The Argyrotype print process is a “modern” nineteeth century way of making silver prints on paper. It was created by Mike Ware in the early 1990’s [British Journal of Photography, 139, (6824), 17-19 (13 June 1991)].
Back in 1842, right at the start of photography, Sir John Herschel created a process based on iron and silver called Argentotype. Later in the 19th century a whole bunch of variations on iron-silver printing were developed including Kallitype, Van Dyke, Sepiaprint and Brownprint. All these 19th century iron-silver processes suffered from the problem of clearing residual iron salts from the paper. Any iron salts that remain react with the tiny silver particles that make up the image and eventually the print will fade.
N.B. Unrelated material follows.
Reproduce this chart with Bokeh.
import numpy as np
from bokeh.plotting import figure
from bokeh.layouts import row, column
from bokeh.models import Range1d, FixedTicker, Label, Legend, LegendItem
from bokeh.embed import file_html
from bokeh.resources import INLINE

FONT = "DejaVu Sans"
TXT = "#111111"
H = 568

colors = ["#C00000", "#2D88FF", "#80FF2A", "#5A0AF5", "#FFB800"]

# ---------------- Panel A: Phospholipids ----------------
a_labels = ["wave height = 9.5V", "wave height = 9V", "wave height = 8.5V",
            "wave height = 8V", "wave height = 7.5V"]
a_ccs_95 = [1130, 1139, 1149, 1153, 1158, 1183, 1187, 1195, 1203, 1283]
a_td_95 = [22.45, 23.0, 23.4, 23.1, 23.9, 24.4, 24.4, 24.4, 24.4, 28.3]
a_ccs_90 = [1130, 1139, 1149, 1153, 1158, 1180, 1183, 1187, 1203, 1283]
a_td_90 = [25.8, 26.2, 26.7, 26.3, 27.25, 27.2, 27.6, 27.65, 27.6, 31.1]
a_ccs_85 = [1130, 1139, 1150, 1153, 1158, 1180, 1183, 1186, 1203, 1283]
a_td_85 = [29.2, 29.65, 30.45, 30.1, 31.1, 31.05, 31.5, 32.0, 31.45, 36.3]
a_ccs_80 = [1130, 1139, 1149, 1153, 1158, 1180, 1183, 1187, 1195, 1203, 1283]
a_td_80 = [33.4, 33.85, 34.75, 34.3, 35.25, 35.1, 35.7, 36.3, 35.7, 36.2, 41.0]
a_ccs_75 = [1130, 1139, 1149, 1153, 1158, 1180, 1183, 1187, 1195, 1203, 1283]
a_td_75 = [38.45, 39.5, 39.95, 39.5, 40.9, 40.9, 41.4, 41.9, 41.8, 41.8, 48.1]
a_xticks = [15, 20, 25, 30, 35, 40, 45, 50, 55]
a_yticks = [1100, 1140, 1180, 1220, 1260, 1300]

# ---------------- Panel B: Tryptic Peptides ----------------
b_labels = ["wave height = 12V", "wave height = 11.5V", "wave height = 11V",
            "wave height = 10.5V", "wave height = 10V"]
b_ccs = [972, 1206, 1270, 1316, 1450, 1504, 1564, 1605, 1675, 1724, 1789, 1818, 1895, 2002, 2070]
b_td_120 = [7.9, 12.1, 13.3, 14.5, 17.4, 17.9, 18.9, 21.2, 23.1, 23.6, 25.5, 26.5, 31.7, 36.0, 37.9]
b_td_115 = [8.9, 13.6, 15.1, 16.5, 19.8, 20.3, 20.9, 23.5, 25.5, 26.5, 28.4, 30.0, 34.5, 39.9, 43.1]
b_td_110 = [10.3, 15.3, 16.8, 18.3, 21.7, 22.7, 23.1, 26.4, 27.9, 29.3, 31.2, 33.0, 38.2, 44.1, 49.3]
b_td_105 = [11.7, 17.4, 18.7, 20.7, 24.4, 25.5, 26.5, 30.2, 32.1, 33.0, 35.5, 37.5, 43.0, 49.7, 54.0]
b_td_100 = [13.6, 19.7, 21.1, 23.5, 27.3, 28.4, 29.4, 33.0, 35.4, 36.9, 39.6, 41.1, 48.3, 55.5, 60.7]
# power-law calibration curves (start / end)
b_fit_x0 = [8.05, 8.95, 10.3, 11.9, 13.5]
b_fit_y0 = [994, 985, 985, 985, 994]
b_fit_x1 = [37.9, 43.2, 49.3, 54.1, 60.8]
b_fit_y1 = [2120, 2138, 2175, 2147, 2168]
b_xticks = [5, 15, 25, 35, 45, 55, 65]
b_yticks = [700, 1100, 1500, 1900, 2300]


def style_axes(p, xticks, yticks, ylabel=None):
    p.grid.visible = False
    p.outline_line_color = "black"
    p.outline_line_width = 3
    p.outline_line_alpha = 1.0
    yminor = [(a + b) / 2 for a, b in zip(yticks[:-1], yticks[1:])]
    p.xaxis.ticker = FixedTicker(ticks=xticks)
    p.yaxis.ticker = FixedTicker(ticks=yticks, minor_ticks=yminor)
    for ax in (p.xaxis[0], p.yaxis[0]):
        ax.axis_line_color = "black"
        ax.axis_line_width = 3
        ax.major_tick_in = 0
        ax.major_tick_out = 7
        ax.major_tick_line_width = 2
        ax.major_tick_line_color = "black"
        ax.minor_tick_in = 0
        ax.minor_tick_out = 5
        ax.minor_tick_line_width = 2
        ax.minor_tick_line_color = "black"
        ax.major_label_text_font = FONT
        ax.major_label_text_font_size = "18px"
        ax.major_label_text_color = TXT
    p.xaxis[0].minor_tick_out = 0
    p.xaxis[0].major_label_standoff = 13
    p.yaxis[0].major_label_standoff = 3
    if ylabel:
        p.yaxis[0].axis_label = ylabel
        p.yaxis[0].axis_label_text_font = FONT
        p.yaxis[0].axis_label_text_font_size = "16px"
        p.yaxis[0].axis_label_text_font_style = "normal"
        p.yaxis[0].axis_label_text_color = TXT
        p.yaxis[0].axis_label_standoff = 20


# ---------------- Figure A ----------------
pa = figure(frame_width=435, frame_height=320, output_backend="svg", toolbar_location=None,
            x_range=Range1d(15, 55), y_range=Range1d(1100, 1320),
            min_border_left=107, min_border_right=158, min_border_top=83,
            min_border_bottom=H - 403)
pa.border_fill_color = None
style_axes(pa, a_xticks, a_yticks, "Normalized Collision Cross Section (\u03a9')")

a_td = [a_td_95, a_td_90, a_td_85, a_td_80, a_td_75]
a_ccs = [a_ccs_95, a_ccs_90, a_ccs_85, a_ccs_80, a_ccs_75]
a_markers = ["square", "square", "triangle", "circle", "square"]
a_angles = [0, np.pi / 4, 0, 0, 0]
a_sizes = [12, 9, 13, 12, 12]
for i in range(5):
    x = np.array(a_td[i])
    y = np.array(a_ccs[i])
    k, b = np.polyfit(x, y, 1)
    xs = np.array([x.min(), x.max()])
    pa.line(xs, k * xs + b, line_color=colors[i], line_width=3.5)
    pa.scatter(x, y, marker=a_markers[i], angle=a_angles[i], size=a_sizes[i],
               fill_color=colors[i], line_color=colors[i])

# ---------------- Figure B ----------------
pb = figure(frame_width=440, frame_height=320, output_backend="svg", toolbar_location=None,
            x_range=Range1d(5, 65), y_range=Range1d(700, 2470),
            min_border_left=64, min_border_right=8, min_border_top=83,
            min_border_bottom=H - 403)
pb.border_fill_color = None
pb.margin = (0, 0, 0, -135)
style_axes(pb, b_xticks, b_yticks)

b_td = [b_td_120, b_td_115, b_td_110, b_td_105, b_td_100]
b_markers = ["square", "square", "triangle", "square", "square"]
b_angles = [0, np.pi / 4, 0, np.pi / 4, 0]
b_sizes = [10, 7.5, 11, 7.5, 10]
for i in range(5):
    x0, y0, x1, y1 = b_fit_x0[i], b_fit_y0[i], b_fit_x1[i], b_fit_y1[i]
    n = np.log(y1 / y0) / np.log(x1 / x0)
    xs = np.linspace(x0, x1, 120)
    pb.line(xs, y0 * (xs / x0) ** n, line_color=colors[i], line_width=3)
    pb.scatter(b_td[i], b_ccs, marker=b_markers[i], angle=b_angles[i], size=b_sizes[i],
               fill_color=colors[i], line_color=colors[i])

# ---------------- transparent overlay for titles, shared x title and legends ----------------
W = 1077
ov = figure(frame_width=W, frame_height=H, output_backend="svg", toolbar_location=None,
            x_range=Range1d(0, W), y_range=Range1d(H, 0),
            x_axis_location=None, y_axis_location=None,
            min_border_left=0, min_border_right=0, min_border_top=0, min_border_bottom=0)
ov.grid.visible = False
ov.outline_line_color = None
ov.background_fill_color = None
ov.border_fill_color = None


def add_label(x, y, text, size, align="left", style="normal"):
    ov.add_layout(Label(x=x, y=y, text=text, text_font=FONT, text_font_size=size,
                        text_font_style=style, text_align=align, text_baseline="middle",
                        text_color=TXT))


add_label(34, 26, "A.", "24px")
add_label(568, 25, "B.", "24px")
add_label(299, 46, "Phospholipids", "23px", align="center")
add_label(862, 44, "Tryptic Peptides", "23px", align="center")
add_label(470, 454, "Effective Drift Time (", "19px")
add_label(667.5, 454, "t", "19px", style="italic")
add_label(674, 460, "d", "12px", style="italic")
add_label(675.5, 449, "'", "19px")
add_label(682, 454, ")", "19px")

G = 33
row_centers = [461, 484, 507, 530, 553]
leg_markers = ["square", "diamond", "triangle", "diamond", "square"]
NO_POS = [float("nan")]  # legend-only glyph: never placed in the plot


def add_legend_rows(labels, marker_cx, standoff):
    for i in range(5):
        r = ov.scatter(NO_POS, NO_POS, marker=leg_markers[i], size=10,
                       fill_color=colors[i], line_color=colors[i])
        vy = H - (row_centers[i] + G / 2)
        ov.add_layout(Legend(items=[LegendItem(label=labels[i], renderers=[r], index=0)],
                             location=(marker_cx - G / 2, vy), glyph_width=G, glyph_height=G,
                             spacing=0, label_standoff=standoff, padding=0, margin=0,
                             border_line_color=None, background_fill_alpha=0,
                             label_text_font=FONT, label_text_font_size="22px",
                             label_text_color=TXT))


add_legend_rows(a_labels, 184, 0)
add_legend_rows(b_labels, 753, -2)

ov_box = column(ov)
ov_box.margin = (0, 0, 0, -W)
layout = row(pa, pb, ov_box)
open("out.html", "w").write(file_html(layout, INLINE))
Mike Ware, who is a chemist as well as photographer and has consulted on archiving of older prints, created the Argyrotype process based on the rarer silver sulphamate rather than silver nitrate. This avoids the deposition of iron salts and partially sulphide tones the silver resulting in, we hope, longer lasting prints. More importantly from my point of view the process is very simple. It is almost as straight forward as cyanotypes. There is a single bottle of sensitiser that is coated on the paper, exposed under UV, cleared in water for 2 minutes (with a pinch of citric acid), fixed/toned in Hypo for 2 minutes and washed. When dry I then wax with Renaissance Wax. The sensitiser can be bought off the shelf (actually off the web from somewhere like Silverprint). The sensitiser has a shelf life of a year.

I had kind of given up on plain paper based printing and was going to concentrate on making conventional silver gelatine darkroom prints but when Covid-19 arrived I lost access to my darkroom and had to look for alternatives. I ordered some Fotospeed Argyrotype sensitiser from Silverprint and have started playing. I love it. I have wanted to get the feel of salt prints for a while but that process can be messy to do in limited space, especially if you do floating paper method of sensitising, and takes a lot of tweaking.
The Fotospeed instructions say the contrast is about equivalent to Grade 0 on conventional photographic papers so you need really high contrast negatives. Here are my four 4×5 test negatives printed in a similar way to the way I printed them for cyanotype the other day.

It definitely benefits from the higher contrast negs, although you can see my coating isn’t perfect.!Prints #3 & #4 were given the same exposure (90s) but I could have cut it half a stop for #3. I’m not sure where the uneven colour comes from. I thought it was drying marks at first.
Much to learn and do. I feel this may be “the one” process I want to work with for a while. The sensitiser isn’t cheap but that is only in comparison to cyanotype which is practically free. The 50ml of Fotospeed sensitiser cost me £30 and according to the instructions would cover 28 prints at 8×10 – although I suspect that varies enormously by paper. If I really get into it I think I could make up my own sensitiser for less than half the cost if I had to. Doing this would also allow me to have batches of different contrast. I have a stack of archival paper/board from work that was going to be pulped that I can use so things are looking good. Next I’ll maybe try an 8×10 Fomapan 100 neg.